• Challenge
Every record must appear in your copy exactly as written, with no pictures.

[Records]

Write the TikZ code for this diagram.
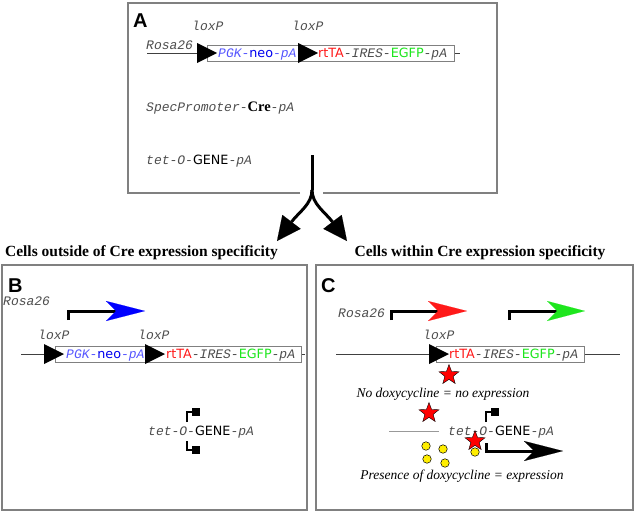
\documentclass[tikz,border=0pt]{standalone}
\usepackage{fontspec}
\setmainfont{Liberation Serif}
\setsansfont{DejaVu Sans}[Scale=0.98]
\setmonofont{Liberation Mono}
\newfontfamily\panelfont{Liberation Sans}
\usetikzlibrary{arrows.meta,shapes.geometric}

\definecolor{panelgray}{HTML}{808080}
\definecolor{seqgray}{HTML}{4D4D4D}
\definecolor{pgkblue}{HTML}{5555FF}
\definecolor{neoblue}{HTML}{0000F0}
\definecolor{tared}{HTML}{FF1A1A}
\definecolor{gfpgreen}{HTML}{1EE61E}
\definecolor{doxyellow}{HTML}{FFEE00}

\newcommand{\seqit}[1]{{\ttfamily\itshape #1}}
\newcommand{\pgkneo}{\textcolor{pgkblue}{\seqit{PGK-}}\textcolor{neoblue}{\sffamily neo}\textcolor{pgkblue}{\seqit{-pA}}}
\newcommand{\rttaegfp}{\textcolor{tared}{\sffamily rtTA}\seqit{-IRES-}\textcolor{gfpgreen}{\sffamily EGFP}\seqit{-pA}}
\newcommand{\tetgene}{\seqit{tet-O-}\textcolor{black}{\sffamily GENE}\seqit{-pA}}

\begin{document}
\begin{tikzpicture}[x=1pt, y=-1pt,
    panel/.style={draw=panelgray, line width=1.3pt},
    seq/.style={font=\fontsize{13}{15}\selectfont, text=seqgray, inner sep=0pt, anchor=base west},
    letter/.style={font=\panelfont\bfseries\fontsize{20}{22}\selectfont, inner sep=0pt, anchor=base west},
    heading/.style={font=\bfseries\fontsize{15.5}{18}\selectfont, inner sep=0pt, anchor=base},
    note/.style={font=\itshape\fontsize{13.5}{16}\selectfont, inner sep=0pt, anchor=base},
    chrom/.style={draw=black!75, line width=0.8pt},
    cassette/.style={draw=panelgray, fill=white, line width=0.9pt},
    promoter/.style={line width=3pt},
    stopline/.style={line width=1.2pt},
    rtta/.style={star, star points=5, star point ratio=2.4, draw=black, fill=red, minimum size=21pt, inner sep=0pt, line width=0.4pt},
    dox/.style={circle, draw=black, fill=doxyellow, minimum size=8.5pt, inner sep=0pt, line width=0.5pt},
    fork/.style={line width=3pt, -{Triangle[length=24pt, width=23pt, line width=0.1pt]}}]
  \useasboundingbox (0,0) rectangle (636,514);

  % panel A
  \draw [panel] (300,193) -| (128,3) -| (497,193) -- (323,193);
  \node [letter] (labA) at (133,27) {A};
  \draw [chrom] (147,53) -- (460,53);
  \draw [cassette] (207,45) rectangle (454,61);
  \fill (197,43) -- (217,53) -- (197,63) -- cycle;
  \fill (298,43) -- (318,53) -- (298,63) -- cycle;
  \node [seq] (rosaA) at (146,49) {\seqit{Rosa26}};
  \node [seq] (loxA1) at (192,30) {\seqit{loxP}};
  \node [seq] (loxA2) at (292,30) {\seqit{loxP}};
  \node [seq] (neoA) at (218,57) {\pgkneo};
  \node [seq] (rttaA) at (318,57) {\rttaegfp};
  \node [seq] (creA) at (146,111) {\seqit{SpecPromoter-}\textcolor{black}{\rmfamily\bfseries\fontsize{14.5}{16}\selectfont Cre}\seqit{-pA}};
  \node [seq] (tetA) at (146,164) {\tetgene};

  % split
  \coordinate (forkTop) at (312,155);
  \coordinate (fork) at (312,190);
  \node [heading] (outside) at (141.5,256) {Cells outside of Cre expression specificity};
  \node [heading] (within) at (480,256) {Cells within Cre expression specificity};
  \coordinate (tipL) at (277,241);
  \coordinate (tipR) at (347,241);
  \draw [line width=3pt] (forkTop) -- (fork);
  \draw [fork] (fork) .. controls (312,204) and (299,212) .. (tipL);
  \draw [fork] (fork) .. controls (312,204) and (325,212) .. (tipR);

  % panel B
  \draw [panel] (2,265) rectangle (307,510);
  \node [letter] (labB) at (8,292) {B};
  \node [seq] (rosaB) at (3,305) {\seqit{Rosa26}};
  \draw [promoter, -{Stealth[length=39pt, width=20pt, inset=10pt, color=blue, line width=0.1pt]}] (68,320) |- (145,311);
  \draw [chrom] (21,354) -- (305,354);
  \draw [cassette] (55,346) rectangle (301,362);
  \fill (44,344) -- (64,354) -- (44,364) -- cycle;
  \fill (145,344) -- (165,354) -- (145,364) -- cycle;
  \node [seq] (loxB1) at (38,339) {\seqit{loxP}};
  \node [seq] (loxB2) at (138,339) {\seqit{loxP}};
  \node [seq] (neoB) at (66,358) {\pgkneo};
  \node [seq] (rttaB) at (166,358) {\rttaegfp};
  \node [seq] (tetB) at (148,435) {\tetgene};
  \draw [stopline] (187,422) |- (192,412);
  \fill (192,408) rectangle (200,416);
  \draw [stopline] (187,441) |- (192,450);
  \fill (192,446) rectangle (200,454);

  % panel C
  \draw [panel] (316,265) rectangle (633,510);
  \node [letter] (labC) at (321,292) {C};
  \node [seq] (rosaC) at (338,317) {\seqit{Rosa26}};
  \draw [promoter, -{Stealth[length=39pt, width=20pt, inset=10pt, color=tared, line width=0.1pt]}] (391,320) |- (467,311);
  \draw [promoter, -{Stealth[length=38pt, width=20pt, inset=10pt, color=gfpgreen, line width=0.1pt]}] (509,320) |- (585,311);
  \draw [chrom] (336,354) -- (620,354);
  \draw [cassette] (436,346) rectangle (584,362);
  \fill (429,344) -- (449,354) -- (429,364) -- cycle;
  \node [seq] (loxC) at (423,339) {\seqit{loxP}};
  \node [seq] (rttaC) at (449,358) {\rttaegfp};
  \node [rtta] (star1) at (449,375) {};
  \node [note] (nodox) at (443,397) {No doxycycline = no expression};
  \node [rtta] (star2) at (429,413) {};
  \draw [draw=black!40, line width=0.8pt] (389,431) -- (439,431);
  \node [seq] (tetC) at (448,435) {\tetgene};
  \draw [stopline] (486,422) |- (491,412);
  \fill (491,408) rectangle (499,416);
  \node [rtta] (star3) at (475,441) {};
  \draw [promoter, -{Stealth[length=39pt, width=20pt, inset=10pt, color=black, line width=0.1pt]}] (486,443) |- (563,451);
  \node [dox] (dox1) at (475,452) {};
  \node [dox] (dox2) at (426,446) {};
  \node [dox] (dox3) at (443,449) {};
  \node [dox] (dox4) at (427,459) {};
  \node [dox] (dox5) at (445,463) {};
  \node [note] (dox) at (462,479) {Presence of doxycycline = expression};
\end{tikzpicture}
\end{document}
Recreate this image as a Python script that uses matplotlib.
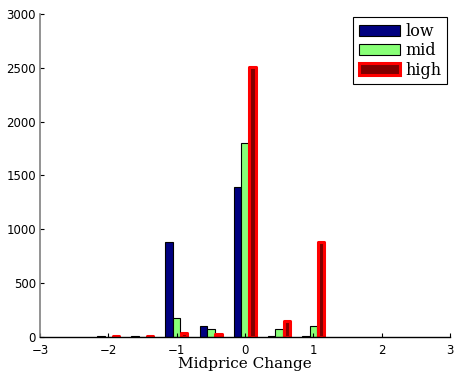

• Task output
Write the TikZ code for this diagram.
\documentclass[tikz,border=0pt]{standalone}
\usepackage{fontspec}
\setmainfont{Liberation Serif}
\setsansfont{DejaVu Sans}[Scale=0.98]
\setmonofont{Liberation Mono}
\newfontfamily\panelfont{Liberation Sans}
\usetikzlibrary{arrows.meta,shapes.geometric}

\definecolor{panelgray}{HTML}{808080}
\definecolor{seqgray}{HTML}{4D4D4D}
\definecolor{pgkblue}{HTML}{5555FF}
\definecolor{neoblue}{HTML}{0000F0}
\definecolor{tared}{HTML}{FF1A1A}
\definecolor{gfpgreen}{HTML}{1EE61E}
\definecolor{doxyellow}{HTML}{FFEE00}

\newcommand{\seqit}[1]{{\ttfamily\itshape #1}}
\newcommand{\pgkneo}{\textcolor{pgkblue}{\seqit{PGK-}}\textcolor{neoblue}{\sffamily neo}\textcolor{pgkblue}{\seqit{-pA}}}
\newcommand{\rttaegfp}{\textcolor{tared}{\sffamily rtTA}\seqit{-IRES-}\textcolor{gfpgreen}{\sffamily EGFP}\seqit{-pA}}
\newcommand{\tetgene}{\seqit{tet-O-}\textcolor{black}{\sffamily GENE}\seqit{-pA}}

\begin{document}
\begin{tikzpicture}[x=1pt, y=-1pt,
    panel/.style={draw=panelgray, line width=1.3pt},
    seq/.style={font=\fontsize{13}{15}\selectfont, text=seqgray, inner sep=0pt, anchor=base west},
    letter/.style={font=\panelfont\bfseries\fontsize{20}{22}\selectfont, inner sep=0pt, anchor=base west},
    heading/.style={font=\bfseries\fontsize{15.5}{18}\selectfont, inner sep=0pt, anchor=base},
    note/.style={font=\itshape\fontsize{13.5}{16}\selectfont, inner sep=0pt, anchor=base},
    chrom/.style={draw=black!75, line width=0.8pt},
    cassette/.style={draw=panelgray, fill=white, line width=0.9pt},
    promoter/.style={line width=3pt},
    stopline/.style={line width=1.2pt},
    rtta/.style={star, star points=5, star point ratio=2.4, draw=black, fill=red, minimum size=21pt, inner sep=0pt, line width=0.4pt},
    dox/.style={circle, draw=black, fill=doxyellow, minimum size=8.5pt, inner sep=0pt, line width=0.5pt},
    fork/.style={line width=3pt, -{Triangle[length=24pt, width=23pt, line width=0.1pt]}}]
  \useasboundingbox (0,0) rectangle (636,514);

  % panel A
  \draw [panel] (300,193) -| (128,3) -| (497,193) -- (323,193);
  \node [letter] (labA) at (133,27) {A};
  \draw [chrom] (147,53) -- (460,53);
  \draw [cassette] (207,45) rectangle (454,61);
  \fill (197,43) -- (217,53) -- (197,63) -- cycle;
  \fill (298,43) -- (318,53) -- (298,63) -- cycle;
  \node [seq] (rosaA) at (146,49) {\seqit{Rosa26}};
  \node [seq] (loxA1) at (192,30) {\seqit{loxP}};
  \node [seq] (loxA2) at (292,30) {\seqit{loxP}};
  \node [seq] (neoA) at (218,57) {\pgkneo};
  \node [seq] (rttaA) at (318,57) {\rttaegfp};
  \node [seq] (creA) at (146,111) {\seqit{SpecPromoter-}\textcolor{black}{\rmfamily\bfseries\fontsize{14.5}{16}\selectfont Cre}\seqit{-pA}};
  \node [seq] (tetA) at (146,164) {\tetgene};

  % split
  \coordinate (forkTop) at (312,155);
  \coordinate (fork) at (312,190);
  \node [heading] (outside) at (141.5,256) {Cells outside of Cre expression specificity};
  \node [heading] (within) at (480,256) {Cells within Cre expression specificity};
  \coordinate (tipL) at (277,241);
  \coordinate (tipR) at (347,241);
  \draw [line width=3pt] (forkTop) -- (fork);
  \draw [fork] (fork) .. controls (312,204) and (299,212) .. (tipL);
  \draw [fork] (fork) .. controls (312,204) and (325,212) .. (tipR);

  % panel B
  \draw [panel] (2,265) rectangle (307,510);
  \node [letter] (labB) at (8,292) {B};
  \node [seq] (rosaB) at (3,305) {\seqit{Rosa26}};
  \draw [promoter, -{Stealth[length=39pt, width=20pt, inset=10pt, color=blue, line width=0.1pt]}] (68,320) |- (145,311);
  \draw [chrom] (21,354) -- (305,354);
  \draw [cassette] (55,346) rectangle (301,362);
  \fill (44,344) -- (64,354) -- (44,364) -- cycle;
  \fill (145,344) -- (165,354) -- (145,364) -- cycle;
  \node [seq] (loxB1) at (38,339) {\seqit{loxP}};
  \node [seq] (loxB2) at (138,339) {\seqit{loxP}};
  \node [seq] (neoB) at (66,358) {\pgkneo};
  \node [seq] (rttaB) at (166,358) {\rttaegfp};
  \node [seq] (tetB) at (148,435) {\tetgene};
  \draw [stopline] (187,422) |- (192,412);
  \fill (192,408) rectangle (200,416);
  \draw [stopline] (187,441) |- (192,450);
  \fill (192,446) rectangle (200,454);

  % panel C
  \draw [panel] (316,265) rectangle (633,510);
  \node [letter] (labC) at (321,292) {C};
  \node [seq] (rosaC) at (338,317) {\seqit{Rosa26}};
  \draw [promoter, -{Stealth[length=39pt, width=20pt, inset=10pt, color=tared, line width=0.1pt]}] (391,320) |- (467,311);
  \draw [promoter, -{Stealth[length=38pt, width=20pt, inset=10pt, color=gfpgreen, line width=0.1pt]}] (509,320) |- (585,311);
  \draw [chrom] (336,354) -- (620,354);
  \draw [cassette] (436,346) rectangle (584,362);
  \fill (429,344) -- (449,354) -- (429,364) -- cycle;
  \node [seq] (loxC) at (423,339) {\seqit{loxP}};
  \node [seq] (rttaC) at (449,358) {\rttaegfp};
  \node [rtta] (star1) at (449,375) {};
  \node [note] (nodox) at (443,397) {No doxycycline = no expression};
  \node [rtta] (star2) at (429,413) {};
  \draw [draw=black!40, line width=0.8pt] (389,431) -- (439,431);
  \node [seq] (tetC) at (448,435) {\tetgene};
  \draw [stopline] (486,422) |- (491,412);
  \fill (491,408) rectangle (499,416);
  \node [rtta] (star3) at (475,441) {};
  \draw [promoter, -{Stealth[length=39pt, width=20pt, inset=10pt, color=black, line width=0.1pt]}] (486,443) |- (563,451);
  \node [dox] (dox1) at (475,452) {};
  \node [dox] (dox2) at (426,446) {};
  \node [dox] (dox3) at (443,449) {};
  \node [dox] (dox4) at (427,459) {};
  \node [dox] (dox5) at (445,463) {};
  \node [note] (dox) at (462,479) {Presence of doxycycline = expression};
\end{tikzpicture}
\end{document}
Recreate this image as a Python script that uses matplotlib.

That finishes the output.